What you need to do: Set the lines down again exactly, first line through the line that contains "const poly = (pts, o)", with no pictures.

Material:
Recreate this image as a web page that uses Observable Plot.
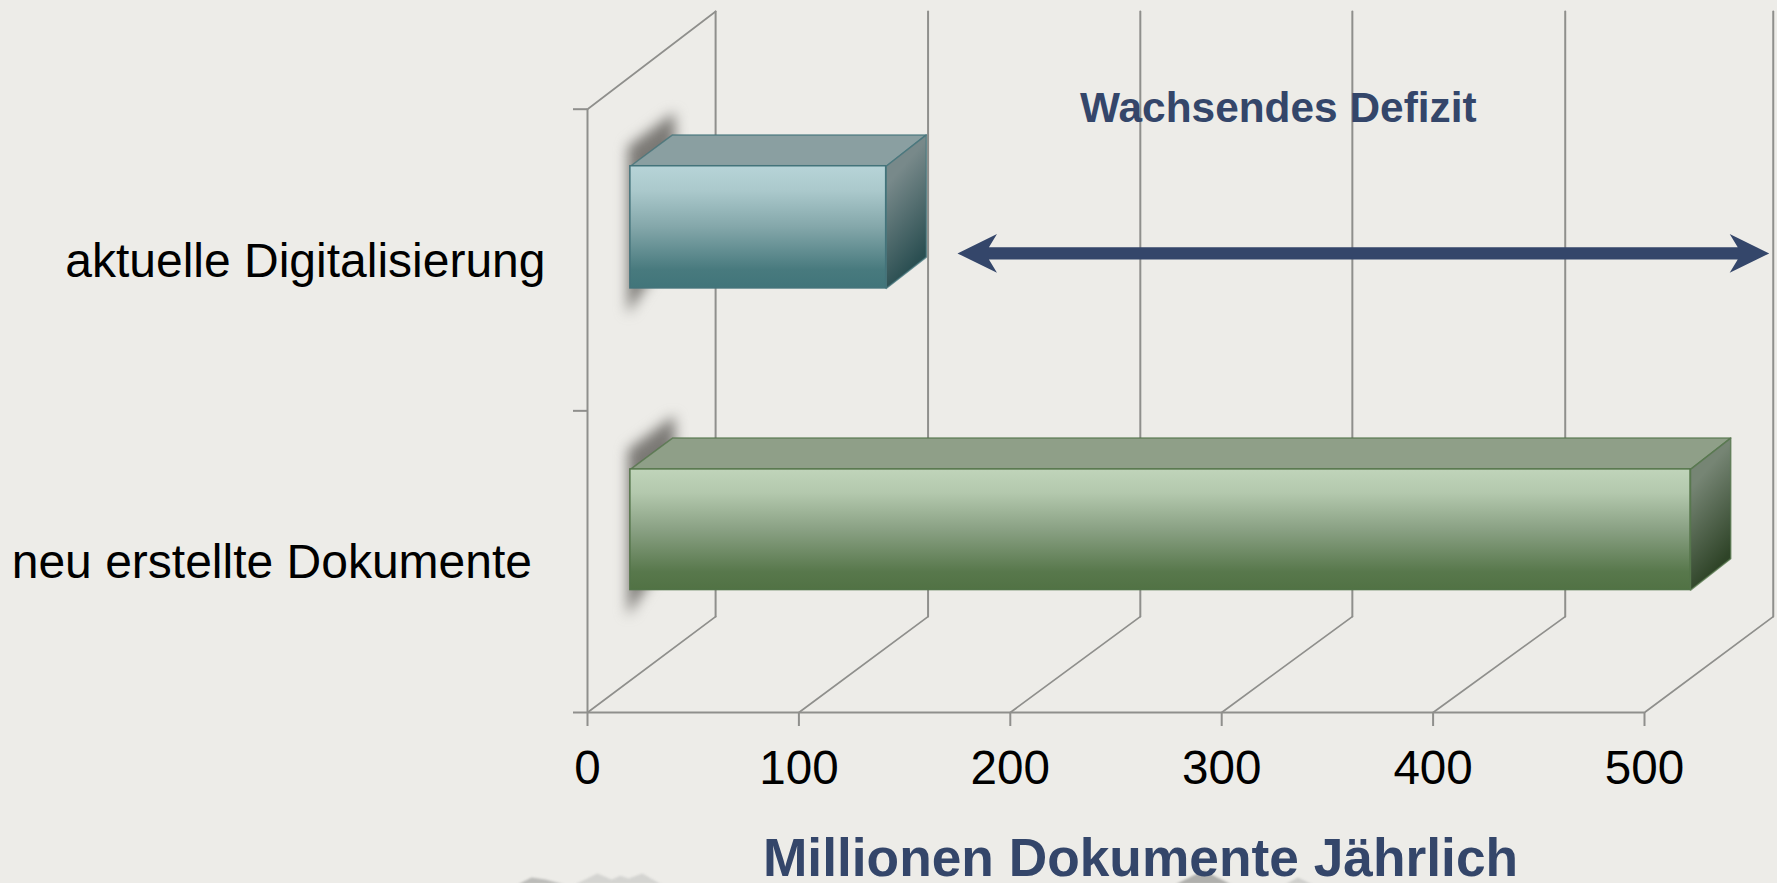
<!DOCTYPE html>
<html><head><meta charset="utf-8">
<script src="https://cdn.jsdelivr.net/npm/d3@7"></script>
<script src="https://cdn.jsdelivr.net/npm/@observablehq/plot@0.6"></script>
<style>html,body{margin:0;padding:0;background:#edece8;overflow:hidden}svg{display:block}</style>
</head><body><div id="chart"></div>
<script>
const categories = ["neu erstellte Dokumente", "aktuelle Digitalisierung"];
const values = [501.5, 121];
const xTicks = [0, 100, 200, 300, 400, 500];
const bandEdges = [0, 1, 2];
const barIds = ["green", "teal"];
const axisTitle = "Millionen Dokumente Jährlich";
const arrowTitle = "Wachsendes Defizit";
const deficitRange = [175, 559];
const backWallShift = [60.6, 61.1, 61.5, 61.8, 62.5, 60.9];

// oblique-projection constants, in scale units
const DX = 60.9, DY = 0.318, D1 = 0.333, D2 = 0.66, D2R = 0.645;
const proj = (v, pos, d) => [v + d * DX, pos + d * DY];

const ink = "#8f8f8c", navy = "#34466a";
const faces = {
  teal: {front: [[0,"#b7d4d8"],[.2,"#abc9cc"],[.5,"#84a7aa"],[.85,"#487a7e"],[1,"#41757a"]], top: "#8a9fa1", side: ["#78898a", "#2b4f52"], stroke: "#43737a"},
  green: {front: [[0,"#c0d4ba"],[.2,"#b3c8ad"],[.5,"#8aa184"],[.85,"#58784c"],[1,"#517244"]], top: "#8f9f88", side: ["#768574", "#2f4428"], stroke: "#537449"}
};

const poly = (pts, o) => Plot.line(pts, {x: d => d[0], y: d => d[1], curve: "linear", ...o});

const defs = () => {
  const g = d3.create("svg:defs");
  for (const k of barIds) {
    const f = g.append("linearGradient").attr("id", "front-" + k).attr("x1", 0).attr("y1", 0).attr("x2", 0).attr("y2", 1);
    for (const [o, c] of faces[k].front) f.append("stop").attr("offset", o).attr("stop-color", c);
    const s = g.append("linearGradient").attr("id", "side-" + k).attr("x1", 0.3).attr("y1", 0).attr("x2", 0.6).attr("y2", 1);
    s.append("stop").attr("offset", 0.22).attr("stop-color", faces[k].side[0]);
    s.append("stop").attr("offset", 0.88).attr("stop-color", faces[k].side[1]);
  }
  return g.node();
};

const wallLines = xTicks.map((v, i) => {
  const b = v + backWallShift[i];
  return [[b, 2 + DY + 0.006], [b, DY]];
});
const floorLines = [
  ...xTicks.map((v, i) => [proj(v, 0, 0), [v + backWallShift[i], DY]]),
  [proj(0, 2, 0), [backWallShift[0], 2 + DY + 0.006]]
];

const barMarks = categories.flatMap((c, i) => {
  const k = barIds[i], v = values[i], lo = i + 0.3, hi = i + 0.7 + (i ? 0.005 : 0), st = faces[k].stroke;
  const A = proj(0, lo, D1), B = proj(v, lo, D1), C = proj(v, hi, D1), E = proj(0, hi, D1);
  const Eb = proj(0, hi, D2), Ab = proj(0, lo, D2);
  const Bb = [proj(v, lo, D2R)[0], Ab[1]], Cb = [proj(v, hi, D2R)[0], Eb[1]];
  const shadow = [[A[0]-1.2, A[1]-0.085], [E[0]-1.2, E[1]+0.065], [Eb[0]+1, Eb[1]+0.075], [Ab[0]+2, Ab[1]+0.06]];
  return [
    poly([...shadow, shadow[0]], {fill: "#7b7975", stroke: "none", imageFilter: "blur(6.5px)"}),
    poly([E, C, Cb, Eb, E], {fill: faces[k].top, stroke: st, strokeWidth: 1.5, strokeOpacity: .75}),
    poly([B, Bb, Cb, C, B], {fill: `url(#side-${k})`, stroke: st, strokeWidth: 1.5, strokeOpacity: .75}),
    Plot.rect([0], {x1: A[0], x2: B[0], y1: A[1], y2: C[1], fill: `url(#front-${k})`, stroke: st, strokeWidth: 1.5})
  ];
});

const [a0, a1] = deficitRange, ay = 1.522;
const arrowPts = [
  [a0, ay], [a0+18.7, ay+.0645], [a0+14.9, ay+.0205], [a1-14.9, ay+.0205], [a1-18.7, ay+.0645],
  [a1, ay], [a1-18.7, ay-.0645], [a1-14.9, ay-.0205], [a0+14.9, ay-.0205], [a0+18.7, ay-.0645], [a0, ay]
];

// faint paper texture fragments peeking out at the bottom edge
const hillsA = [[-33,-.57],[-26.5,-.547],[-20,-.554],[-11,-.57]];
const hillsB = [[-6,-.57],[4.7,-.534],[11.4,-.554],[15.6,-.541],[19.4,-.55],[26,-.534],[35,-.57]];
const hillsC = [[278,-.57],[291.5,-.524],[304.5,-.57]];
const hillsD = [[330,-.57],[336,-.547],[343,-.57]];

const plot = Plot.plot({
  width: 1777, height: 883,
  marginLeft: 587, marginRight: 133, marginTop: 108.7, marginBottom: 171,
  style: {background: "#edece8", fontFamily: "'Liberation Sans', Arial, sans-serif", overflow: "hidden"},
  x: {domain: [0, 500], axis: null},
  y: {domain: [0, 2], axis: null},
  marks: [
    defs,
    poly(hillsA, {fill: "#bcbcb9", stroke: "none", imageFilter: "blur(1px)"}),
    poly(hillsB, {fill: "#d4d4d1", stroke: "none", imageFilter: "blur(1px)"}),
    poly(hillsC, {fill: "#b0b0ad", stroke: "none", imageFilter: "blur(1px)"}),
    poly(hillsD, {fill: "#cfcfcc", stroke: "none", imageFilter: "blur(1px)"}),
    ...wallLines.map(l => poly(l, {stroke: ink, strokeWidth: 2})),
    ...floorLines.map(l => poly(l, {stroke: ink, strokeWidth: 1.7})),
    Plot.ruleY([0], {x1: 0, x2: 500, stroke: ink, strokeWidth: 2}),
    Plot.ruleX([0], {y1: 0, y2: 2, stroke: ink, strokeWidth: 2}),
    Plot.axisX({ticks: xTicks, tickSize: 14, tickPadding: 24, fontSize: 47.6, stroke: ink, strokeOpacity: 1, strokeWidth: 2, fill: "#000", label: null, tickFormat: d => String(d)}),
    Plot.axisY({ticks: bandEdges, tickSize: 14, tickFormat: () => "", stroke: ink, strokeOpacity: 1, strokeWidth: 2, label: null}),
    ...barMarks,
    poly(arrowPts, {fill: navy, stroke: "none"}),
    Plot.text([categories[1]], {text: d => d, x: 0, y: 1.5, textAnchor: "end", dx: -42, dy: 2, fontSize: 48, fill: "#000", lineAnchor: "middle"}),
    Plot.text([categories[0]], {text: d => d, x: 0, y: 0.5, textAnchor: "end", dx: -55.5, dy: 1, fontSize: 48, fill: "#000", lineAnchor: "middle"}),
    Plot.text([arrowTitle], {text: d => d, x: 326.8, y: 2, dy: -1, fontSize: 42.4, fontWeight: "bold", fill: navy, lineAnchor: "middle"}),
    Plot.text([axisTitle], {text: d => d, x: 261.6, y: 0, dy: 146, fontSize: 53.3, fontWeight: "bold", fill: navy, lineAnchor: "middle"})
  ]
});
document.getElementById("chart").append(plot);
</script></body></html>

Exercise response:
Recreate this image as a web page that uses Observable Plot.
<!DOCTYPE html>
<html><head><meta charset="utf-8">
<script src="https://cdn.jsdelivr.net/npm/d3@7"></script>
<script src="https://cdn.jsdelivr.net/npm/@observablehq/plot@0.6"></script>
<style>html,body{margin:0;padding:0;background:#edece8;overflow:hidden}svg{display:block}</style>
</head><body><div id="chart"></div>
<script>
const categories = ["neu erstellte Dokumente", "aktuelle Digitalisierung"];
const values = [501.5, 121];
const xTicks = [0, 100, 200, 300, 400, 500];
const bandEdges = [0, 1, 2];
const barIds = ["green", "teal"];
const axisTitle = "Millionen Dokumente Jährlich";
const arrowTitle = "Wachsendes Defizit";
const deficitRange = [175, 559];
const backWallShift = [60.6, 61.1, 61.5, 61.8, 62.5, 60.9];

// oblique-projection constants, in scale units
const DX = 60.9, DY = 0.318, D1 = 0.333, D2 = 0.66, D2R = 0.645;
const proj = (v, pos, d) => [v + d * DX, pos + d * DY];

const ink = "#8f8f8c", navy = "#34466a";
const faces = {
  teal: {front: [[0,"#b7d4d8"],[.2,"#abc9cc"],[.5,"#84a7aa"],[.85,"#487a7e"],[1,"#41757a"]], top: "#8a9fa1", side: ["#78898a", "#2b4f52"], stroke: "#43737a"},
  green: {front: [[0,"#c0d4ba"],[.2,"#b3c8ad"],[.5,"#8aa184"],[.85,"#58784c"],[1,"#517244"]], top: "#8f9f88", side: ["#768574", "#2f4428"], stroke: "#537449"}
};

const poly = (pts, o) => Plot.line(pts, {x: d => d[0], y: d => d[1], curve: "linear", ...o});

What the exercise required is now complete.